**Data provided**
----------
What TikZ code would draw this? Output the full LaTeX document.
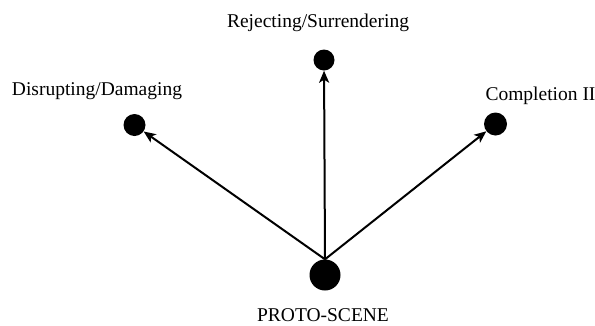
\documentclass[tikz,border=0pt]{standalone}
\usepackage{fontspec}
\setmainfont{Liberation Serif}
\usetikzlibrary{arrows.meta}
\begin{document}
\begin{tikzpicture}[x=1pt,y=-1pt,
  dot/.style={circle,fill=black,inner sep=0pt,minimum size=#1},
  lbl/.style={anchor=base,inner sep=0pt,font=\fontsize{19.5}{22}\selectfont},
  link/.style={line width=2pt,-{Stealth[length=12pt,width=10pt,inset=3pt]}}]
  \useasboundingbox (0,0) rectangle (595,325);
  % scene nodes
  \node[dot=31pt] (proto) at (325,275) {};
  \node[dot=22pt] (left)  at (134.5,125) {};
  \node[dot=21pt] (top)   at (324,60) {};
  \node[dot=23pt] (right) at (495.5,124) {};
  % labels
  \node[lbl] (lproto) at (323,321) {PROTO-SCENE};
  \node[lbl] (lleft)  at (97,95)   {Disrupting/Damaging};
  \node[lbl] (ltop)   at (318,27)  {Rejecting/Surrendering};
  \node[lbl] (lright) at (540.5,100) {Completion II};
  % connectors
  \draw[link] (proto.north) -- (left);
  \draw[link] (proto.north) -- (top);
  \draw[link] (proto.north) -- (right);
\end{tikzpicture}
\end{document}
----------
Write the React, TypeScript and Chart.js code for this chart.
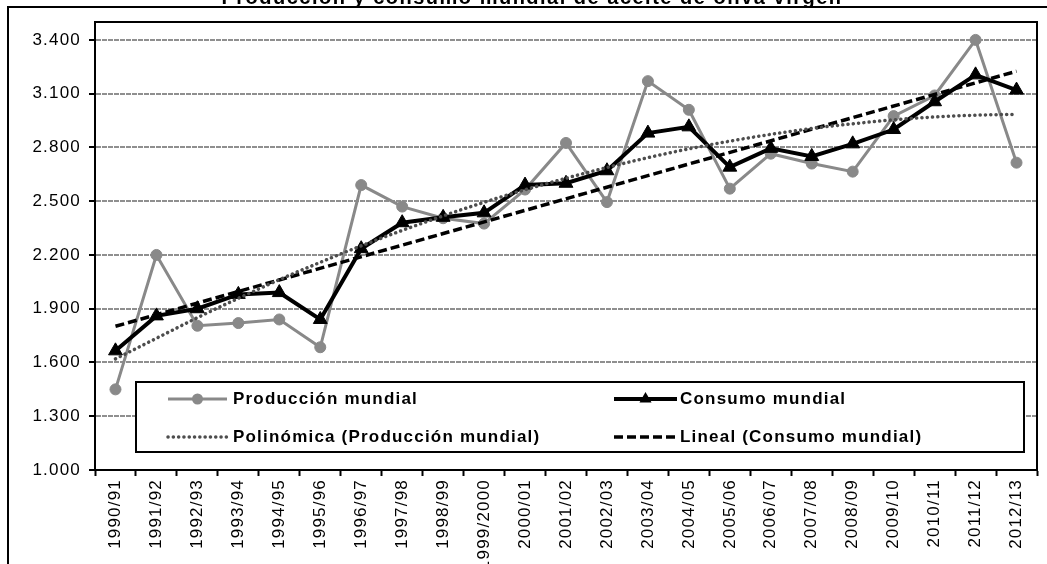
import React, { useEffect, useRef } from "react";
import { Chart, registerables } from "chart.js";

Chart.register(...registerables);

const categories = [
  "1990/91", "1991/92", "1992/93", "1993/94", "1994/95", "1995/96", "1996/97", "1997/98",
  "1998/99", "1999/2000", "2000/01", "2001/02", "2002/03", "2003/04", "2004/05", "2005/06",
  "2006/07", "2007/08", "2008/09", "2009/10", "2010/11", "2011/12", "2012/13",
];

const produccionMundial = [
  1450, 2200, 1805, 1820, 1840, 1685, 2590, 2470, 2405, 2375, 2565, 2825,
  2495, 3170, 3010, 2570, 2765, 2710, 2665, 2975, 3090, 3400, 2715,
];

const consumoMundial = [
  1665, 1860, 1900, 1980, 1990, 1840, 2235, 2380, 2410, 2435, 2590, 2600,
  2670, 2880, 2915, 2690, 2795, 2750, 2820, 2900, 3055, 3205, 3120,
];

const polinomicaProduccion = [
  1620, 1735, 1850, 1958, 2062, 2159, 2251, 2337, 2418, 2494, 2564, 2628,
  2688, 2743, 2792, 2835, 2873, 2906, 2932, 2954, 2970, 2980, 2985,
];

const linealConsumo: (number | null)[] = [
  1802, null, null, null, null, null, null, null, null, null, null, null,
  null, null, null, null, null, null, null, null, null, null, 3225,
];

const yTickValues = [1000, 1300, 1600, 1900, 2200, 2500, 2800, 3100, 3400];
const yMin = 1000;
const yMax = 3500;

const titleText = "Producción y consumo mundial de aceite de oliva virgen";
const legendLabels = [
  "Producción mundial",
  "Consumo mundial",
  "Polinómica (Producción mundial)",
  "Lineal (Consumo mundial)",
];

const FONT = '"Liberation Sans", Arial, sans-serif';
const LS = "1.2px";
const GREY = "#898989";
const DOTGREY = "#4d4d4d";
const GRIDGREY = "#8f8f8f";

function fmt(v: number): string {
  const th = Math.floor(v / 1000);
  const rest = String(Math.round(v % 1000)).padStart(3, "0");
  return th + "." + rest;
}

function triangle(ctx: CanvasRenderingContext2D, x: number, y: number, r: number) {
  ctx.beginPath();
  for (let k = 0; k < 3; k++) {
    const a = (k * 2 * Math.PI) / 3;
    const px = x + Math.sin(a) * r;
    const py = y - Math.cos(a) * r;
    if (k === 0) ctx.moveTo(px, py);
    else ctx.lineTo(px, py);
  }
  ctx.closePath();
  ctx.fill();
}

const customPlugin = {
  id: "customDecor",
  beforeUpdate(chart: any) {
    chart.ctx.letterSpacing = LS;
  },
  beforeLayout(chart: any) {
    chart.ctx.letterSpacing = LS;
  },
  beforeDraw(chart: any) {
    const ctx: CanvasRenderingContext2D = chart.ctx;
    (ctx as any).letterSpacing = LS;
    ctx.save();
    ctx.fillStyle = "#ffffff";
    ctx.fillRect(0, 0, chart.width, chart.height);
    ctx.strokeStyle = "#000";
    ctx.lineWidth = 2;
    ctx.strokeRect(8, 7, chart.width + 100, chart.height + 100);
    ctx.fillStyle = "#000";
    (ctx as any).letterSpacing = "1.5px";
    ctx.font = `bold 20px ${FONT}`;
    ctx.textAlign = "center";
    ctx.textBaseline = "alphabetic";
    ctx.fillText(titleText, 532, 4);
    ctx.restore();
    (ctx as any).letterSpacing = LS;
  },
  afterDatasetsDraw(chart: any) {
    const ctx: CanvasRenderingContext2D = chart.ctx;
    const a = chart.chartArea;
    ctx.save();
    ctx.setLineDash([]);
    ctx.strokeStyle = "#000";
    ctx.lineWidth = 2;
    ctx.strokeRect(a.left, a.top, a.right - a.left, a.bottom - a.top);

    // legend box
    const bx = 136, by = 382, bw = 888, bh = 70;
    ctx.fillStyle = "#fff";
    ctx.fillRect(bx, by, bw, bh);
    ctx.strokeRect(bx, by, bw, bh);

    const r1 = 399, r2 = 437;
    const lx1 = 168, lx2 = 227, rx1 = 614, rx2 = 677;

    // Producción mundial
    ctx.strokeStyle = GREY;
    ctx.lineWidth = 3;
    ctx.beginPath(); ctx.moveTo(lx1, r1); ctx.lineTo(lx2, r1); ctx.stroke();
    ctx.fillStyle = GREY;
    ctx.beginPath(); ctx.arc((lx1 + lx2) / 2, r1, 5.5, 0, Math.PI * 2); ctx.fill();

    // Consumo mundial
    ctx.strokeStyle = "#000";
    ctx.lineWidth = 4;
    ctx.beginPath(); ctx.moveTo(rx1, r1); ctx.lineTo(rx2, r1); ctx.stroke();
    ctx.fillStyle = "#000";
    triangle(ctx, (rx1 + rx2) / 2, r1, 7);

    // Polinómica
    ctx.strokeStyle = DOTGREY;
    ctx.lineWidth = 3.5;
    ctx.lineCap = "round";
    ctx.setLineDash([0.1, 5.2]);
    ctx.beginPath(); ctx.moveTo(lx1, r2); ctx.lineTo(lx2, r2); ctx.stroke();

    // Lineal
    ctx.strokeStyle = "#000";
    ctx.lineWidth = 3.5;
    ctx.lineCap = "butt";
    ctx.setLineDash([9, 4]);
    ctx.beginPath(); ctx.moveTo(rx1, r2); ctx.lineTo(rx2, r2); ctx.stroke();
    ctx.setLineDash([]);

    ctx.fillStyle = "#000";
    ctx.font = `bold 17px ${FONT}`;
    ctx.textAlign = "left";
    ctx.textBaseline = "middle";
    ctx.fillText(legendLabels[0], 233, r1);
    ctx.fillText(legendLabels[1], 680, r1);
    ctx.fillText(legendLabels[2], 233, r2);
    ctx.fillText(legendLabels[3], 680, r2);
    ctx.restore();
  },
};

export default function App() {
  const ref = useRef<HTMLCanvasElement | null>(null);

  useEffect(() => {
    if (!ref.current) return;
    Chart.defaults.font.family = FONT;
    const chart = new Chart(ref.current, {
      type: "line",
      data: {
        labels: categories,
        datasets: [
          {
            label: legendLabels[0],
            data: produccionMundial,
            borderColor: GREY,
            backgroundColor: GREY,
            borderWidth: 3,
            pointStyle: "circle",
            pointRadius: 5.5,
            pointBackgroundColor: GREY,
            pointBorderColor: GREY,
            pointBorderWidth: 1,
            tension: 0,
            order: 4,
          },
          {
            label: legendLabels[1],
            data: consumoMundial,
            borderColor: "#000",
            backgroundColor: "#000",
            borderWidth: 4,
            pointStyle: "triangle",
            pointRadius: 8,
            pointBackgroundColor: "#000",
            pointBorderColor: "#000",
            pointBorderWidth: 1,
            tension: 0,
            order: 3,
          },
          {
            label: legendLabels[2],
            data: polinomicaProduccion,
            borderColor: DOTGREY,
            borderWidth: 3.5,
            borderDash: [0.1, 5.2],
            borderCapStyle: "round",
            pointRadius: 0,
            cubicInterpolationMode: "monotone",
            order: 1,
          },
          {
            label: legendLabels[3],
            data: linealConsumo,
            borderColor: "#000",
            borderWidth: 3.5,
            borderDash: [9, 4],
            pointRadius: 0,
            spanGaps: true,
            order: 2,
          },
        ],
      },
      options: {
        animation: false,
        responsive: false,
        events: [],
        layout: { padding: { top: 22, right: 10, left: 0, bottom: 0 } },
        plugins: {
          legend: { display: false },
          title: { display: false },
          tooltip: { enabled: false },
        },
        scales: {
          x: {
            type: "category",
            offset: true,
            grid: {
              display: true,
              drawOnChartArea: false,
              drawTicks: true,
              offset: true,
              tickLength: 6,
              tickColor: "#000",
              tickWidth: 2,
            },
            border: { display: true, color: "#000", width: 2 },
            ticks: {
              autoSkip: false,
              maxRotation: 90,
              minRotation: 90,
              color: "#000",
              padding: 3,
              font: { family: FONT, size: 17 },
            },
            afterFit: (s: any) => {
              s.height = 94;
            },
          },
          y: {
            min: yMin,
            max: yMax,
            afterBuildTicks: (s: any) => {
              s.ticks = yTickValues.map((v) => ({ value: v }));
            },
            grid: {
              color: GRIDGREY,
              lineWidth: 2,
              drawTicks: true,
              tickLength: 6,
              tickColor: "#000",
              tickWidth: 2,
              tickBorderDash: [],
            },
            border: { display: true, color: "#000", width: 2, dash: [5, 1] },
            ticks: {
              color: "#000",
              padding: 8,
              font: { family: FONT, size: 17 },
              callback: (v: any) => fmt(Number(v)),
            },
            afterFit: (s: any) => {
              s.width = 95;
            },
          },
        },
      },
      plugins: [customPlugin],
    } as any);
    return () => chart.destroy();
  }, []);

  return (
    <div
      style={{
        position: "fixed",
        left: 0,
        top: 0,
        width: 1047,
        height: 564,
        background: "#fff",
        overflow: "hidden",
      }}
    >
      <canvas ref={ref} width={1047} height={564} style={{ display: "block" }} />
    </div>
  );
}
----------
**Given instruction**
For each line of the entries that includes "this", show that line.

**Finished answer**
What TikZ code would draw this? Output the full LaTeX document.
Write the React, TypeScript and Chart.js code for this chart.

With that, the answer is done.